Above these words was a drawing of a cherubic boy with rumpled hair, big ears, a tattered t-shirt, mo shoes and hand me down overalls. The secretary's poster was a reminder to all that children were important and the way they should be treated and spoken too as treasure, not trash. If people are treated like trash, then they will often reproduce what they are provided. Apparently, by hanging this poster the secretary was doing her best to develop and environment of treasure-seeking.

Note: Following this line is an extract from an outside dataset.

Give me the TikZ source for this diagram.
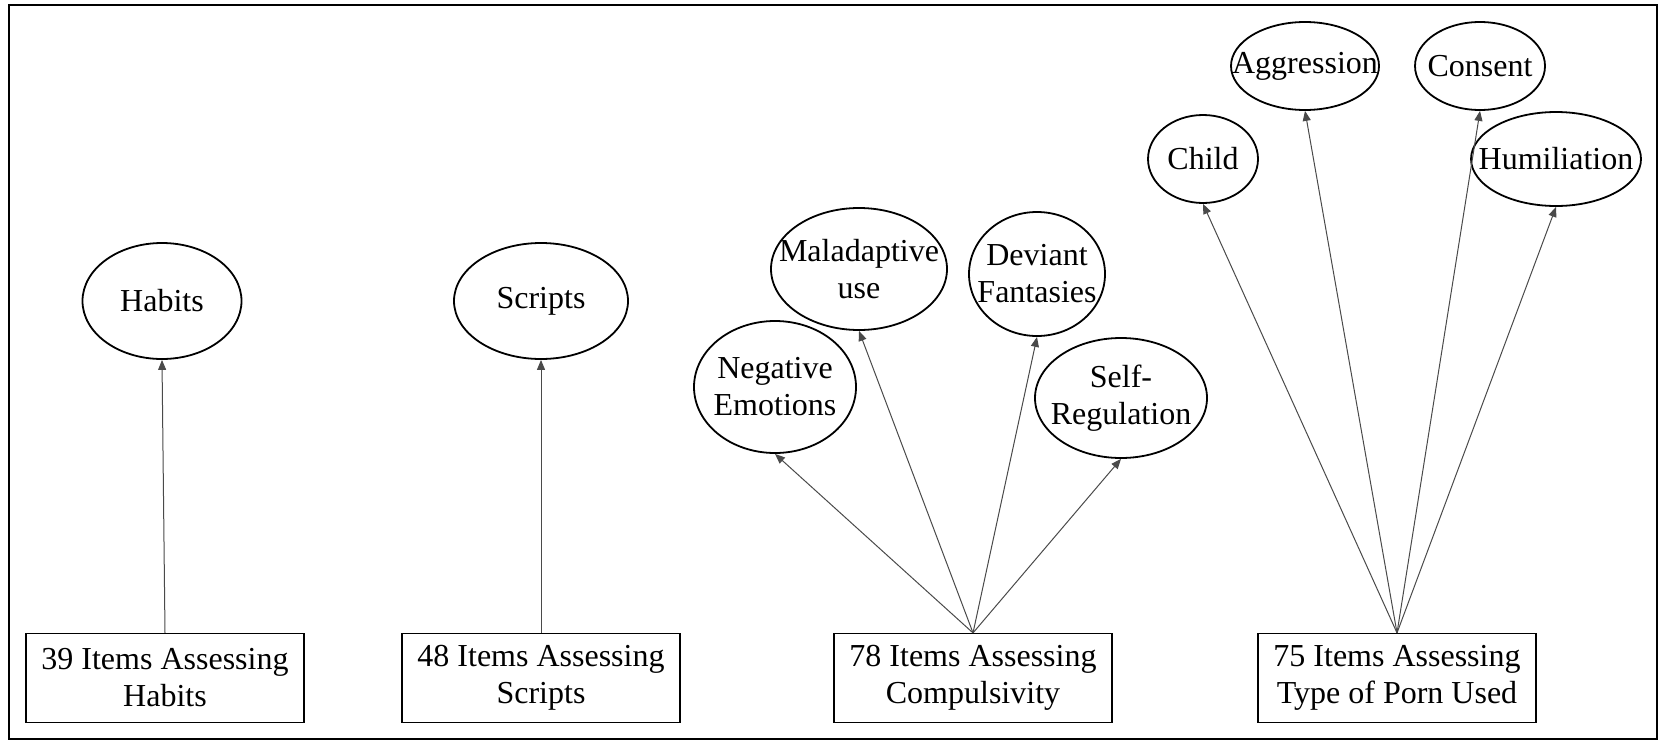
\documentclass[tikz,border=0pt]{standalone}
\usepackage{fontspec}
\setmainfont{Liberation Serif}
\usepackage{tikz}
\usetikzlibrary{arrows.meta,shapes.geometric}
\definecolor{linegray}{HTML}{4A4A4A}
\newcommand{\itemfont}{\fontsize{16}{18.5}\selectfont}

\begin{document}
\begin{tikzpicture}[x=0.5pt,y=-0.5pt,>={Triangle[length=5pt,width=4pt]}]
  \path[use as bounding box] (0,0) rectangle (1663,744);
  \tikzset{
    latent/.style={ellipse,draw,line width=0.9pt,inner sep=-40pt,align=center,font=\itemfont},
    items/.style={draw,line width=0.6pt,inner sep=0pt,align=center,font=\itemfont,minimum width=139pt,minimum height=44.5pt},
    link/.style={->,line width=0.5pt,linegray}
  }
  \draw[line width=0.9pt] (9,5) rectangle (1657,739);

  \node[items] (habitsitems) at (165,678) {39 Items Assessing\\Habits};
  \node[items] (scriptsitems) at (541,678) {48 Items Assessing\\Scripts};
  \node[items] (compitems) at (973,678) {78 Items Assessing\\Compulsivity};
  \node[items] (typeitems) at (1397,678) {75 Items Assessing\\Type of Porn Used};

  \node[latent,minimum width=79.5pt,minimum height=58pt] (habits) at (162,301) {Habits};
  \node[latent,minimum width=87pt,minimum height=58pt] (scripts) at (541,301) {Scripts};

  \node[latent,minimum width=81pt,minimum height=66pt] (negemo) at (775,387) {Negative\\Emotions};
  \node[latent,minimum width=88pt,minimum height=61pt] (maladapt) at (859,269) {Maladaptive\\use};
  \node[latent,minimum width=68pt,minimum height=62pt] (deviant) at (1037,274) {Deviant\\Fantasies};
  \node[latent,minimum width=86pt,minimum height=60pt] (selfreg) at (1121,398) {Self-\\Regulation};

  \node[latent,minimum width=55pt,minimum height=44pt] (child) at (1203,159) {Child};
  \node[latent,minimum width=74pt,minimum height=44pt] (aggression) at (1305,66) {Aggression};
  \node[latent,minimum width=65pt,minimum height=44pt] (consent) at (1480,66) {Consent};
  \node[latent,minimum width=85pt,minimum height=47pt] (humiliation) at (1556,159) {Humiliation};

  \draw[link] (habitsitems.north) -- (habits.south);
  \draw[link] (scriptsitems.north) -- (scripts.south);
  \draw[link] (compitems.north) -- (negemo.south);
  \draw[link] (compitems.north) -- (maladapt.south);
  \draw[link] (compitems.north) -- (deviant.south);
  \draw[link] (compitems.north) -- (selfreg.south);
  \draw[link] (typeitems.north) -- (child.south);
  \draw[link] (typeitems.north) -- (aggression.south);
  \draw[link] (typeitems.north) -- (consent.south);
  \draw[link] (typeitems.north) -- (humiliation.south);
\end{tikzpicture}
\end{document}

The voices that we've heard our whole lives have a way of molding and directing our paths. I attended a session at Princeton Seminary last Wednesday at the Youth Ministry Institute called, "From voices to vision." In this class, we addressed the different voices that have built into who we are. The instructor, Gregory C. Ellison II, emphasized the importance of being in and with community when facing these compositional voices. Isolation is not the place to try to face and deal with repeated messages that have or can be part of the foundational structure of who we are. While some of the voices in our lives are affirming, like that of my elementary school secretary, some are "gremlin" like and are only to be dealt with via a team approach. Don't allow yourself to try and deal with such things flying solo. A team approach helps to provide more perspective and support and bypasses the trap of this kind of soul-searching in isolation.

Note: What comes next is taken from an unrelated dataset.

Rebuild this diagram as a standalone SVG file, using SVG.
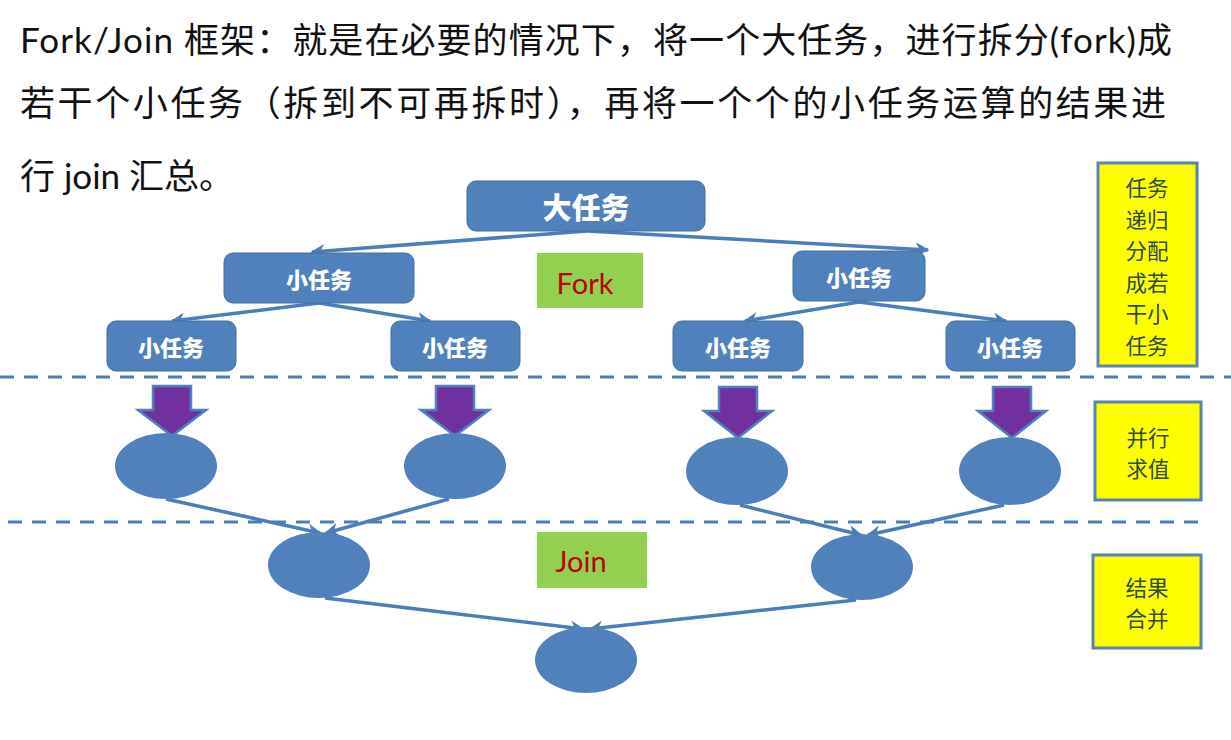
<svg xmlns="http://www.w3.org/2000/svg" width="1231" height="740" viewBox="0 0 1231 740">
<defs>
<style>
.title{font-family:Lato,"Noto Sans CJK SC",sans-serif;font-size:35px;fill:#111}
.box{fill:#4F81BD;stroke:#41719C;stroke-width:1}
.lbl{font-family:"Noto Sans CJK SC",sans-serif;font-weight:900;fill:#fff;text-anchor:middle;dominant-baseline:central}
.conn{stroke:#4A7EBB;stroke-width:3.5;fill:none;marker-end:url(#ah)}
.dash{stroke:#4A7EBB;stroke-width:3;stroke-dasharray:14 10}
.darrow{fill:#7030A0;stroke:#4F81BD;stroke-width:2.5}
.ell{fill:#4F81BD}
.green{fill:#92D050}
.red{font-family:Lato,"Noto Sans",sans-serif;font-size:29px;fill:#C00000;text-anchor:middle;dominant-baseline:central}
.ybox{fill:#FFFF00;stroke:#5B83B0;stroke-width:3}
.ytxt{font-family:"Noto Sans CJK SC",sans-serif;font-size:21.5px;fill:#2E4A3A;text-anchor:middle}
</style>
<marker id="ah" viewBox="0 0 10 10" refX="9" refY="5" markerWidth="4" markerHeight="4" orient="auto" markerUnits="strokeWidth">
<path d="M0,0 L10,5 L0,10 L3,5 Z" fill="#4A7EBB"/>
</marker>
</defs>
<rect width="1231" height="740" fill="#fff"/>
<g id="title">
<text class="title" x="20" y="53" textLength="1152" lengthAdjust="spacing">Fork/Join 框架：就是在必要的情况下，将一个大任务，进行拆分(fork)成</text>
<text class="title" x="20" y="116" textLength="1146" lengthAdjust="spacing">若干个小任务（拆到不可再拆时），再将一个个的小任务运算的结果进</text>
<text class="title" x="20" y="189">行 join 汇总。</text>
</g>
<g id="separators">
<line class="dash" x1="0" y1="377" x2="1231" y2="377"/>
<line class="dash" x1="8" y1="522" x2="1200" y2="522"/>
</g>
<g id="connectors">
<line class="conn" x1="587" y1="231" x2="312" y2="252"/>
<line class="conn" x1="587" y1="231" x2="928" y2="250"/>
<line class="conn" x1="319" y1="303" x2="172" y2="321"/>
<line class="conn" x1="319" y1="303" x2="430" y2="321"/>
<line class="conn" x1="859" y1="302" x2="745" y2="321"/>
<line class="conn" x1="859" y1="302" x2="1006" y2="321"/>
<line class="conn" x1="166" y1="499" x2="320" y2="533"/>
<line class="conn" x1="449" y1="499" x2="326" y2="533"/>
<line class="conn" x1="740" y1="505" x2="861" y2="535"/>
<line class="conn" x1="1004" y1="505" x2="868" y2="535"/>
<line class="conn" x1="325" y1="598" x2="583" y2="629"/>
<line class="conn" x1="856" y1="600" x2="590" y2="629"/>
</g>
<g id="big-task">
<rect class="box" x="467" y="181" width="238" height="50" rx="9"/>
<text class="lbl" x="586" y="206" font-size="29">大任务</text>
</g>
<g id="task-l1-left">
<rect class="box" x="224" y="253" width="190" height="50" rx="9"/>
<text class="lbl" x="319" y="278" font-size="22">小任务</text>
</g>
<g id="task-l1-right">
<rect class="box" x="793" y="251" width="132" height="50" rx="9"/>
<text class="lbl" x="859" y="276" font-size="22">小任务</text>
</g>
<g id="task-a">
<rect class="box" x="107" y="321" width="129" height="50" rx="9"/>
<text class="lbl" x="171" y="346" font-size="22">小任务</text>
</g>
<g id="task-b">
<rect class="box" x="391" y="321" width="129" height="50" rx="9"/>
<text class="lbl" x="455" y="346" font-size="22">小任务</text>
</g>
<g id="task-c">
<rect class="box" x="673" y="321" width="130" height="50" rx="9"/>
<text class="lbl" x="738" y="346" font-size="22">小任务</text>
</g>
<g id="task-d">
<rect class="box" x="946" y="321" width="129" height="50" rx="9"/>
<text class="lbl" x="1010" y="346" font-size="22">小任务</text>
</g>
<g id="fork-label">
<rect class="green" x="537" y="253" width="106" height="55"/>
<text class="red" x="585" y="282">Fork</text>
</g>
<g id="join-label">
<rect class="green" x="537" y="532" width="110" height="56"/>
<text class="red" x="581" y="560">Join</text>
</g>
<g id="down-arrows">
<polygon class="darrow" points="153,386 191,386 191,410 206,410 172,436 138,410 153,410"/>
<polygon class="darrow" points="436,386 474,386 474,410 489,410 455,436 421,410 436,410"/>
<polygon class="darrow" points="719,387 757,387 757,411 772,411 738,438 704,411 719,411"/>
<polygon class="darrow" points="993,387 1031,387 1031,411 1046,411 1012,438 978,411 993,411"/>
</g>
<g id="compute-1"><ellipse class="ell" cx="166" cy="466" rx="51" ry="33"/></g>
<g id="compute-2"><ellipse class="ell" cx="455" cy="466" rx="51" ry="33"/></g>
<g id="compute-3"><ellipse class="ell" cx="737" cy="471" rx="51" ry="34"/></g>
<g id="compute-4"><ellipse class="ell" cx="1010" cy="471" rx="51" ry="34"/></g>
<g id="join-1"><ellipse class="ell" cx="319" cy="565" rx="51" ry="33"/></g>
<g id="join-2"><ellipse class="ell" cx="862" cy="567" rx="51" ry="33"/></g>
<g id="result"><ellipse class="ell" cx="586" cy="660" rx="51" ry="33"/></g>
<g id="note-split">
<rect class="ybox" x="1098" y="163" width="99" height="203"/>
<text class="ytxt" x="1147" y="196">任务</text>
<text class="ytxt" x="1147" y="227.5">递归</text>
<text class="ytxt" x="1147" y="259">分配</text>
<text class="ytxt" x="1147" y="290.5">成若</text>
<text class="ytxt" x="1147" y="322">干小</text>
<text class="ytxt" x="1147" y="353.5">任务</text>
</g>
<g id="note-parallel">
<rect class="ybox" x="1095" y="402" width="106" height="98"/>
<text class="ytxt" x="1148" y="446">并行</text>
<text class="ytxt" x="1148" y="477">求值</text>
</g>
<g id="note-merge">
<rect class="ybox" x="1093" y="555" width="108" height="93"/>
<text class="ytxt" x="1147" y="596">结果</text>
<text class="ytxt" x="1147" y="627">合并</text>
</g>
</svg>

Image from blog: Triangulations.

Sleeping with bread is a place for our "team" to share the challenge and the joy, the loss and the gains, the gremlin speak and the supportive school secretary voices of our lives. As we look to face all the voices together, we come to a place of greater clarity and vision for the future - by the grace of God and with the support of community.

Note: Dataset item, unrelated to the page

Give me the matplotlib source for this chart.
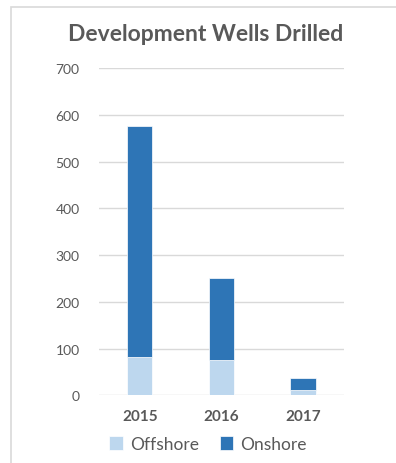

As you share your bread this week in the things you leave with God and the things God gives you to hold on too, know that here in this space we can address the past, asses the present and speak into the future a reality woven with faith, hope and love.

We will do this together, as a community, and as a team.
We will bake the bread of wholeness to foster an environment filled with treasure - just waiting to be discovered.
We will sleep and live with bread.

Comments

Banu Moore said…
I like this, Tara. Wise words for me today.
Tara Lamont said…
Banu,
So glad you were encouraged by this.
Mel said…
Now there's one that I 'forget'. Not that I actually 'forget'....I ignore it and convince myself "I can do it myself, tyvm".

Some things aren't just don't work well solo.
WPIML tells me that again and again and again...so it's not like it's 'forgotten'. Ignored and defied--but not forgotten.